## The request
Repeat all the material exactly; pictures stay out of your copy.

## Supplied material
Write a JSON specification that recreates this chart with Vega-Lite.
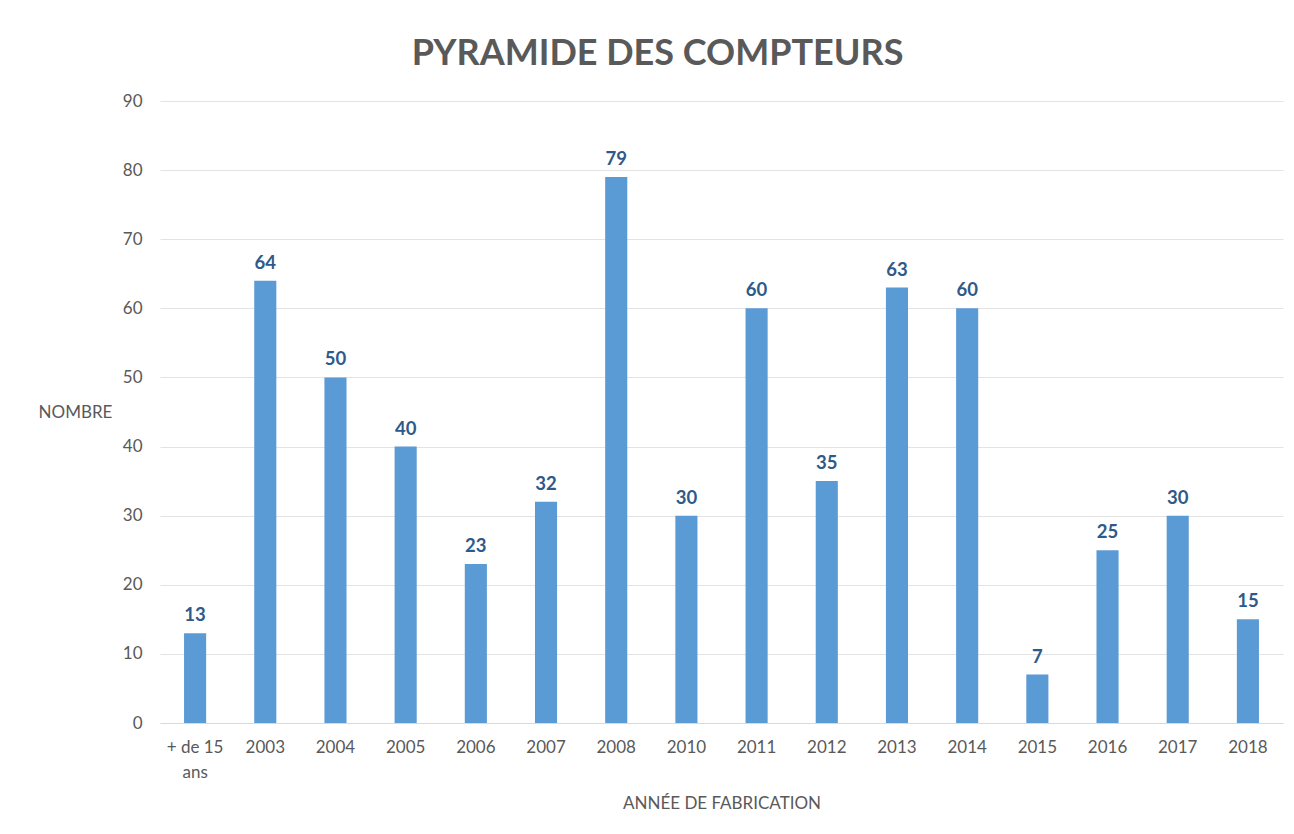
{
  "$schema": "https://vega.github.io/schema/vega-lite/v6.json",
  "autosize": {"type": "none"},
  "width": 1123,
  "height": 622,
  "padding": {"left": 160, "top": 101, "right": 11, "bottom": 111},
  "background": "white",
  "title": {
    "text": "PYRAMIDE DES COMPTEURS",
    "font": "Lato",
    "fontSize": 36,
    "fontWeight": "bold",
    "color": "#595959",
    "anchor": "middle",
    "dx": -64,
    "dy": 44,
    "offset": 35,
    "baseline": "alphabetic"
  },
  "config": {
    "view": {"stroke": null},
    "axis": {
      "labelFont": "Lato",
      "titleFont": "Lato",
      "labelColor": "#595959",
      "titleColor": "#595959",
      "labelFontSize": 17,
      "titleFontSize": 17,
      "titleFontWeight": "normal"
    }
  },
  "data": {
    "values": [
      {"annee": "+ de 15 ans", "nombre": 13},
      {"annee": "2003", "nombre": 64},
      {"annee": "2004", "nombre": 50},
      {"annee": "2005", "nombre": 40},
      {"annee": "2006", "nombre": 23},
      {"annee": "2007", "nombre": 32},
      {"annee": "2008", "nombre": 79},
      {"annee": "2010", "nombre": 30},
      {"annee": "2011", "nombre": 60},
      {"annee": "2012", "nombre": 35},
      {"annee": "2013", "nombre": 63},
      {"annee": "2014", "nombre": 60},
      {"annee": "2015", "nombre": 7},
      {"annee": "2016", "nombre": 25},
      {"annee": "2017", "nombre": 30},
      {"annee": "2018", "nombre": 15}
    ]
  },
  "encoding": {
    "x": {
      "field": "annee",
      "type": "nominal",
      "sort": null,
      "scale": {"paddingInner": 0.685, "paddingOuter": 0.3425},
      "axis": {
        "title": "ANNÉE DE FABRICATION",
        "labelAngle": 0,
        "labelExpr": "datum.label == '+ de 15 ans' ? ['+ de 15', 'ans'] : datum.label",
        "labelLineHeight": 25,
        "labelPadding": 16,
        "ticks": false,
        "domainColor": "#d9d9d9",
        "domainWidth": 1,
        "titleY": 80,
        "titleBaseline": "middle"
      }
    },
    "y": {
      "field": "nombre",
      "type": "quantitative",
      "scale": {"domain": [0, 90]},
      "axis": {
        "title": "NOMBRE",
        "titleAngle": 0,
        "titleX": -85,
        "titleY": 311,
        "titleAlign": "center",
        "titleBaseline": "middle",
        "values": [0, 10, 20, 30, 40, 50, 60, 70, 80, 90],
        "ticks": false,
        "domain": false,
        "labelPadding": 18,
        "gridColor": "#e3e3e3",
        "gridWidth": 1
      }
    }
  },
  "layer": [
    {"mark": {"type": "bar", "color": "#5B9BD5"}},
    {
      "mark": {
        "type": "text",
        "baseline": "bottom",
        "dy": -8,
        "font": "Lato",
        "fontSize": 18.5,
        "fontWeight": "bold",
        "color": "#2E5A8A"
      },
      "encoding": {"text": {"field": "nombre", "type": "quantitative"}}
    }
  ]
}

## Expected output
Write a JSON specification that recreates this chart with Vega-Lite.
{
  "$schema": "https://vega.github.io/schema/vega-lite/v6.json",
  "autosize": {"type": "none"},
  "width": 1123,
  "height": 622,
  "padding": {"left": 160, "top": 101, "right": 11, "bottom": 111},
  "background": "white",
  "title": {
    "text": "PYRAMIDE DES COMPTEURS",
    "font": "Lato",
    "fontSize": 36,
    "fontWeight": "bold",
    "color": "#595959",
    "anchor": "middle",
    "dx": -64,
    "dy": 44,
    "offset": 35,
    "baseline": "alphabetic"
  },
  "config": {
    "view": {"stroke": null},
    "axis": {
      "labelFont": "Lato",
      "titleFont": "Lato",
      "labelColor": "#595959",
      "titleColor": "#595959",
      "labelFontSize": 17,
      "titleFontSize": 17,
      "titleFontWeight": "normal"
    }
  },
  "data": {
    "values": [
      {"annee": "+ de 15 ans", "nombre": 13},
      {"annee": "2003", "nombre": 64},
      {"annee": "2004", "nombre": 50},
      {"annee": "2005", "nombre": 40},
      {"annee": "2006", "nombre": 23},
      {"annee": "2007", "nombre": 32},
      {"annee": "2008", "nombre": 79},
      {"annee": "2010", "nombre": 30},
      {"annee": "2011", "nombre": 60},
      {"annee": "2012", "nombre": 35},
      {"annee": "2013", "nombre": 63},
      {"annee": "2014", "nombre": 60},
      {"annee": "2015", "nombre": 7},
      {"annee": "2016", "nombre": 25},
      {"annee": "2017", "nombre": 30},
      {"annee": "2018", "nombre": 15}
    ]
  },
  "encoding": {
    "x": {
      "field": "annee",
      "type": "nominal",
      "sort": null,
      "scale": {"paddingInner": 0.685, "paddingOuter": 0.3425},
      "axis": {
        "title": "ANNÉE DE FABRICATION",
        "labelAngle": 0,
        "labelExpr": "datum.label == '+ de 15 ans' ? ['+ de 15', 'ans'] : datum.label",
        "labelLineHeight": 25,
        "labelPadding": 16,
        "ticks": false,
        "domainColor": "#d9d9d9",
        "domainWidth": 1,
        "titleY": 80,
        "titleBaseline": "middle"
      }
    },
    "y": {
      "field": "nombre",
      "type": "quantitative",
      "scale": {"domain": [0, 90]},
      "axis": {
        "title": "NOMBRE",
        "titleAngle": 0,
        "titleX": -85,
        "titleY": 311,
        "titleAlign": "center",
        "titleBaseline": "middle",
        "values": [0, 10, 20, 30, 40, 50, 60, 70, 80, 90],
        "ticks": false,
        "domain": false,
        "labelPadding": 18,
        "gridColor": "#e3e3e3",
        "gridWidth": 1
      }
    }
  },
  "layer": [
    {"mark": {"type": "bar", "color": "#5B9BD5"}},
    {
      "mark": {
        "type": "text",
        "baseline": "bottom",
        "dy": -8,
        "font": "Lato",
        "fontSize": 18.5,
        "fontWeight": "bold",
        "color": "#2E5A8A"
      },
      "encoding": {"text": {"field": "nombre", "type": "quantitative"}}
    }
  ]
}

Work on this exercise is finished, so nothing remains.